Алла Баранова — инженер: «Мы переживали, что, кроме нас, у театра никого не будет… Поехали, как только открылось метро. Около театра уже стояло человек сто…
Из статьи «Прощание отменено»— «Сельская молодежь», № 1, 1988 — без подписи (в дальнейшем — «Прощание…»):
«…Я поднялась по эскалатору станции метро «Таганская». Площадь еще была пуста, но под стенами станции толпились, переговаривались, посматривая на подъезд театра, там стояла сплоченная колонна — те, кто пришел сюда с ночи, самые преданные и самозабвенные.
Всю ночь они поддерживали огонь поминальных свечей… Площадь еще была пуста… но уже подъезжали с разных сторон военные грузовики с крытым верхом, уже по всему периметру колонны выстроился милицейский патруль… и я двинулась вслед за другими искать конец очереди к Высоцкому».
A. Баранова: «В очереди переписывали от руки последнее стихотворение Высоцкого «И снизу лед…»
B. Гордеев — журналист: «Из «Таганской» уже не выпускали, мы вышли на «Курской»… Добежали до конца очереди.

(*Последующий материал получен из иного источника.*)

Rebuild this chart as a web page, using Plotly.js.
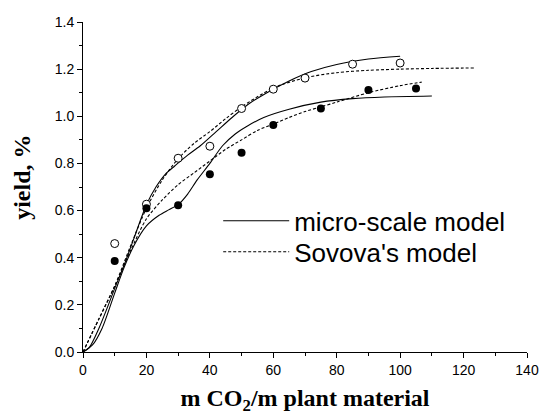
<!DOCTYPE html>
<html>
<head>
<meta charset="utf-8">
<script src="https://cdn.plot.ly/plotly-3.0.1.min.js"></script>
<style>html,body{margin:0;padding:0;background:#fff;}#chart{width:540px;height:417px;}</style>
</head>
<body>
<div id="chart"></div>
<script>
// Experimental points (open circles / filled circles)
const openX = [10, 20, 30, 40, 50, 60, 70, 85, 100];
const openY = [0.46, 0.627, 0.822, 0.873, 1.033, 1.115, 1.162, 1.221, 1.226];
const fillX = [10, 20, 30, 40, 50, 60, 75, 90, 105];
const fillY = [0.386, 0.61, 0.623, 0.754, 0.845, 0.963, 1.033, 1.112, 1.118];

// Micro-scale model, upper set (solid)
const microOpenX = [0, 2, 5, 8, 10, 13, 16, 20, 23, 26, 29, 33, 37, 42, 47, 52, 58, 65, 72, 80, 90, 100];
const microOpenY = [0, 0.02, 0.1, 0.2, 0.27, 0.37, 0.48, 0.625, 0.7, 0.755, 0.79, 0.835, 0.875, 0.935, 0.995, 1.05, 1.1, 1.15, 1.19, 1.22, 1.243, 1.255];
// Sovova model, upper set (dashed)
const sovOpenX = [0, 5, 10, 15, 20, 25, 30, 35, 40, 45, 50, 60, 70, 80, 90, 100, 110, 123.7];
const sovOpenY = [0, 0.14, 0.28, 0.45, 0.61, 0.73, 0.82, 0.885, 0.935, 0.99, 1.04, 1.12, 1.163, 1.185, 1.195, 1.2, 1.203, 1.205];
// Micro-scale model, lower set (solid)
const microFillX = [0, 3, 6, 10, 13, 16, 20, 24, 27, 30, 33, 36, 40, 44, 48, 52, 57, 65, 75, 85, 95, 110];
const microFillY = [0, 0.03, 0.1, 0.25, 0.36, 0.45, 0.535, 0.58, 0.603, 0.625, 0.67, 0.73, 0.8, 0.875, 0.925, 0.96, 0.995, 1.03, 1.06, 1.075, 1.082, 1.086];
// Sovova model, lower set (dashed)
const sovFillX = [0, 5, 10, 15, 20, 25, 30, 35, 40, 45, 50, 55, 60, 65, 70, 75, 80, 90, 100, 106.8];
const sovFillY = [0, 0.14, 0.28, 0.43, 0.565, 0.645, 0.71, 0.76, 0.81, 0.86, 0.9, 0.94, 0.967, 0.995, 1.02, 1.04, 1.06, 1.1, 1.13, 1.145];

const xTicks = [0, 20, 40, 60, 80, 100, 120, 140];
const yTicks = [0.0, 0.2, 0.4, 0.6, 0.8, 1.0, 1.2, 1.4];
const yTickText = ['0.0', '0.2', '0.4', '0.6', '0.8', '1.0', '1.2', '1.4'];

const solid = {color: '#000', width: 1.1, shape: 'spline', smoothing: 0.8};
const dashed = {color: '#000', width: 1.1, dash: '3px,2px', shape: 'spline', smoothing: 0.8};

const traces = [
  {x: microOpenX, y: microOpenY, mode: 'lines', line: solid, name: 'micro-scale model', showlegend: true, legend: 'legend'},
  {x: sovOpenX, y: sovOpenY, mode: 'lines', line: dashed, name: "Sovova's model", showlegend: true, legend: 'legend2'},
  {x: microFillX, y: microFillY, mode: 'lines', line: solid, showlegend: false},
  {x: sovFillX, y: sovFillY, mode: 'lines', line: dashed, showlegend: false},
  {x: openX, y: openY, mode: 'markers', marker: {symbol: 'circle', size: 8, color: '#fff', line: {color: '#000', width: 1}}, showlegend: false},
  {x: fillX, y: fillY, mode: 'markers', marker: {symbol: 'circle', size: 8, color: '#000', line: {color: '#000', width: 0}}, showlegend: false}
];

const tickFont = {family: 'Arial, "Liberation Sans", sans-serif', size: 14, color: '#000'};
const titleFont = {family: '"Times New Roman", "Liberation Serif", serif', size: 24, color: '#000'};
const legendFont = {family: 'Arial, "Liberation Sans", sans-serif', size: 26, color: '#000'};
const layout = {
  width: 540, height: 417,
  margin: {l: 83, r: 13, t: 22, b: 65},
  paper_bgcolor: '#fff', plot_bgcolor: '#fff',
  showlegend: true,
  legend: {
    x: 0.3045, y: 0.3975, xanchor: 'left', yanchor: 'middle',
    font: legendFont, itemwidth: 66, bgcolor: 'rgba(0,0,0,0)'
  },
  legend2: {
    x: 0.3045, y: 0.3037, xanchor: 'left', yanchor: 'middle',
    font: legendFont, itemwidth: 66, bgcolor: 'rgba(0,0,0,0)'
  },
  xaxis: {
    range: [0, 140], tickvals: xTicks, ticktext: xTicks.map(String),
    showline: true, linecolor: '#000', linewidth: 1, mirror: false,
    ticks: 'outside', ticklen: 5, tickcolor: '#000', tickwidth: 1,
    minor: {dtick: 10, ticks: 'outside', ticklen: 3, tickcolor: '#000', tickwidth: 1, showgrid: false},
    showgrid: false, zeroline: false, tickfont: tickFont,
    title: {text: '<b>m CO<sub>2</sub>/m plant material</b>', font: titleFont, standoff: 12}
  },
  yaxis: {
    range: [0, 1.4], tickvals: yTicks, ticktext: yTickText,
    showline: true, linecolor: '#000', linewidth: 1, mirror: false,
    ticks: 'outside', ticklen: 5, tickcolor: '#000', tickwidth: 1,
    minor: {dtick: 0.1, ticks: 'outside', ticklen: 3, tickcolor: '#000', tickwidth: 1, showgrid: false},
    showgrid: false, zeroline: false, tickfont: tickFont
  },
  annotations: [{
    text: '<b>yield, %</b>', xref: 'paper', yref: 'paper', x: -0.138, y: 0.53,
    xanchor: 'center', yanchor: 'middle', textangle: -90, showarrow: false, font: titleFont
  }]
};

Plotly.newPlot('chart', traces, layout, {staticPlot: true, displayModeBar: false});
</script>
</body>
</html>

Милиционеры успокаивали: говорили, что все смогут пройти, что такой приказ…
Вначале в очереди было свободно, люди переходили от одной кучки к другой. Из портативных магнитофонов пел Высоцкий. Из рук в руки передавали фотографии…»
А. Штурмин: «Любимов сказал мне, что Володе, наверное, было бы неприятно, если бы в театре была милиция…
— Нельзя ли, чтобы ваши ребята поддержали порядок? Вдруг кому-то станет плохо… Или еще что…
И рано утром я привез ребят (из школы каратэ), — они все время дежурили в театре. Правда, милиции все равно было много…»
B. Золотухин: «…В день похорон часам к девяти (?) приехал шеф и встретил Янкловича (который ни за какую организацию: улица, театр, транспорт, разумеется, не отвечал — он был всегда с Володей) и набросился на него:
— Меня не пустили, вы понимаете, не пропустили к театру! А с этой стороны должен подъехать Ульянов. Как же он пробьется сквозь этих долдонов?!